🏴☠️But I'm Still Big Pimpin', Spendin' Cheese💳
MTV Finally Goes Dark: A Long-Overdue Obituary
So MTV is finally, officially, completely done. And if your reaction is, "Wait, MTV is still on?" congratulations—you're exactly who this eulogy is for.
For most of us, MTV died somewhere around 2010, the moment we canceled cable and discovered that YouTube would show us music videos for free, without commercial breaks, and without making us sit through three hours of Teen Mom first. But apparently, the network has been stumbling around like a zombie for another decade and a half, and now it's finally lying down for good.
Let's be honest: MTV was already irrelevant by 2000. The channel that defined a generation in the '80s and stayed cool through the '90s had become a parody of itself by the turn of the millennium. Remember when MTV actually stood for Music Television? When the M meant something besides, "Maybe We'll Show Music at 3 AM"?
The '80s were MTV's glory days. The network took these absolutely hideous rock dudes—and I mean ugly—and made them stars. Guys who had no business being on television were suddenly heartthrobs because they could shred on a guitar. MTV created a visual language for music that hadn't existed before. It was revolutionary, essential, appointment viewing.
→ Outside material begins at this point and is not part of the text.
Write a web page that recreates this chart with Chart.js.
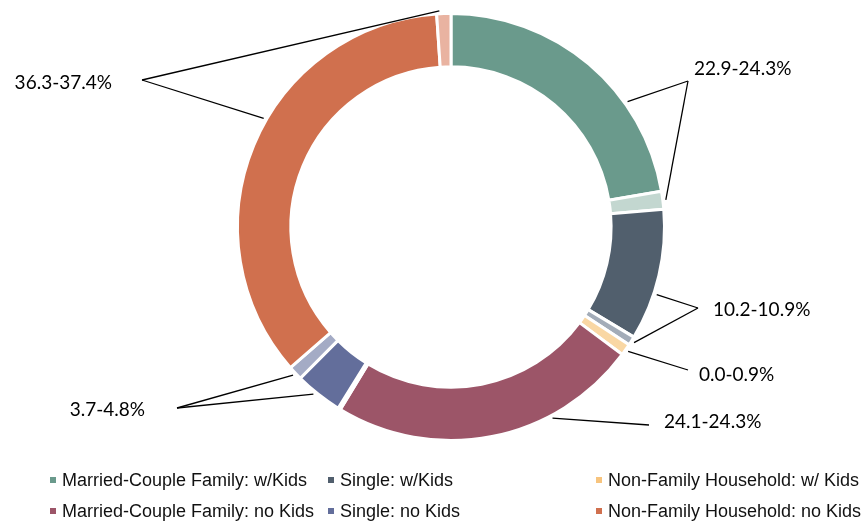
<!DOCTYPE html>
<html>
<head>
<meta charset="utf-8">
<script src="https://cdn.jsdelivr.net/npm/chart.js@4/dist/chart.umd.min.js"></script>
<style>
  html, body { margin: 0; padding: 0; background: #fff; }
  #wrap { position: relative; width: 867px; height: 522px; }
  #wrap canvas { position: absolute; left: 0; top: 0; }
  #legend {
    position: absolute; left: 0; top: 467px; width: 867px;
    font-family: "Liberation Sans", Arial, sans-serif; font-size: 18px; color: #111;
  }
  .item { position: absolute; white-space: nowrap; line-height: 26px; }
  .item i { display: inline-block; width: 6px; height: 6px; margin-right: 6px; vertical-align: 3px; }
</style>
</head>
<body>
<div id="wrap">
  <canvas id="donut"></canvas>
  <div id="legend"></div>
</div>
<script>
"use strict";

/* ── Data ─────────────────────────────────────────────────────────────── */
const categories = [
  "Married-Couple Family: w/Kids",
  "Single: w/Kids",
  "Non-Family Household: w/ Kids",
  "Married-Couple Family: no Kids",
  "Single: no Kids",
  "Non-Family Household: no Kids",
];
const lowShare  = [22.9, 10.2, 0.0, 24.1, 3.7, 36.3];
const highShare = [24.3, 10.9, 0.9, 24.3, 4.8, 37.4];

const mainColors  = ["#6a9a8c", "#515f6d", "#f7c47e", "#9c5568", "#636e9b", "#d0704e"];
const rangeColors = ["#c3d7d0", "#a3acb8", "#f9d7a4", "#d7b2bc", "#a4abc5", "#e9b3a1"];

/* ── Label layout (offsets from doughnut centre) ───────────────────────── */
const labelLayout = [
  { tx: 243,  ty: -158, align: "left",  ax: 237,  ay: -146, mainFrac: 0.68, rangeFrac: 0.5 },
  { tx: 262,  ty: 83,   align: "left",  ax: 247,  ay: 81,   mainFrac: 0.64, rangeFrac: 0.5 },
  { tx: 248,  ty: 148,  align: "left",  ax: 237,  ay: 143,  mainFrac: 0.5,  rangeFrac: 0.5 },
  { tx: 213,  ty: 195,  align: "left",  ax: 198,  ay: 198,  mainFrac: 0.3,  rangeFrac: 0.5 },
  { tx: -306, ty: 183,  align: "right", ax: -274, ay: 181,  mainFrac: 0.58, rangeFrac: 0.5 },
  { tx: -339, ty: -144, align: "right", ax: -309, ay: -147, mainFrac: 0.56, rangeFrac: 0.2 },
];

/* interleave main share + uncertainty band */
const values = [], colors = [];
categories.forEach((c, i) => {
  values.push(lowShare[i], +(highShare[i] - lowShare[i]).toFixed(1));
  colors.push(mainColors[i], rangeColors[i]);
});

/* ── Callout plugin ───────────────────────────────────────────────────── */
const callouts = {
  id: "callouts",
  afterDraw(chart) {
    const ctx = chart.ctx;
    const arcs = chart.getDatasetMeta(0).data;
    const cx = arcs[0].x, cy = arcs[0].y;
    const pointOn = (arc, frac) => {
      const a = arc.startAngle + (arc.endAngle - arc.startAngle) * frac;
      const r = arc.outerRadius + 3;
      return [cx + r * Math.cos(a), cy + r * Math.sin(a)];
    };
    ctx.save();
    ctx.strokeStyle = "#000";
    ctx.lineWidth = 1.3;
    ctx.fillStyle = "#000";
    ctx.font = "19px Lato, 'Open Sans', sans-serif";
    ctx.textBaseline = "middle";
    labelLayout.forEach((L, i) => {
      const ax = cx + L.ax, ay = cy + L.ay;
      const targets = [];
      if (lowShare[i] > 0) targets.push(pointOn(arcs[2 * i], L.mainFrac));
      if (highShare[i] - lowShare[i] >= 0.5) targets.push(pointOn(arcs[2 * i + 1], L.rangeFrac));
      targets.forEach(([x, y]) => {
        ctx.beginPath();
        ctx.moveTo(ax, ay);
        ctx.lineTo(x, y);
        ctx.stroke();
      });
      ctx.textAlign = L.align;
      ctx.fillText(`${lowShare[i].toFixed(1)}-${highShare[i].toFixed(1)}%`, cx + L.tx, cy + L.ty);
    });
    ctx.restore();
  },
};

new Chart(document.getElementById("donut"), {
  type: "doughnut",
  data: {
    labels: categories.flatMap(c => [c, c + " (range)"]),
    datasets: [{
      data: values,
      backgroundColor: colors,
      borderColor: "#fff",
      borderWidth: 3,
      hoverBorderWidth: 3,
      hoverOffset: 0,
    }],
  },
  options: {
    responsive: true, maintainAspectRatio: false,
    animation: false,
    cutout: "75%",
    layout: { padding: { left: 236, right: 201, top: 12, bottom: 80 } },
    plugins: { legend: { display: false }, tooltip: { enabled: false } },
  },
  plugins: [callouts],
});

/* ── HTML legend ──────────────────────────────────────────────────────── */
const legendCols = [50, 328, 596];
const legend = document.getElementById("legend");
categories.forEach((c, i) => {
  const el = document.createElement("div");
  el.className = "item";
  el.style.left = legendCols[i % 3] + "px";
  el.style.top = (i < 3 ? 0 : 31) + "px";
  el.innerHTML = `<i style="background:${mainColors[i]}"></i>${c}`;
  legend.appendChild(el);
});
</script>
</body>
</html>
The '90s kept the magic alive. Grunge, hip-hop, alternative rock—MTV was still the cultural nexus where music happened. Unplugged actually mattered. TRL was somehow a thing people cared about. Kurt Loder delivering news updates felt important.
But here's what MTV inadvertently exposed: the sheer absurdity of rock's dominance. Before MTV, you could hear these bands and imagine they were cool. MTV forced you to watch them, and suddenly you couldn't unsee it. There they were, sweaty dudes with questionable hair thrashing around, and the camera didn't lie.
MTV democratized music in ways it never intended. By putting everyone on screen, it revealed how much of rock's mystique relied on not actually looking at the performers. And as hip-hop's visual creativity exploded on the network, the contrast became impossible to ignore.
By 2000, MTV had figured out that reality TV was cheaper than music videos and that The Real World got better ratings than another Limp Bizkit video. Fair enough—capitalism works. But somewhere between Jackass and My Super Sweet 16, the M became meaningless.
The real death blow came from the internet. Why wait for MTV to maybe play the video you wanted when YouTube would serve it up instantly? Why pay for cable when your laptop was free?
So here we are. MTV lasted almost 45 years, which is about 25 years longer than most of us thought. It gave us moonmen, made veejays a thing, and accidentally killed the very genre it was created to celebrate.
Rest in peace, MTV. You were essential, then cool, then a punchline. But at least you were never boring.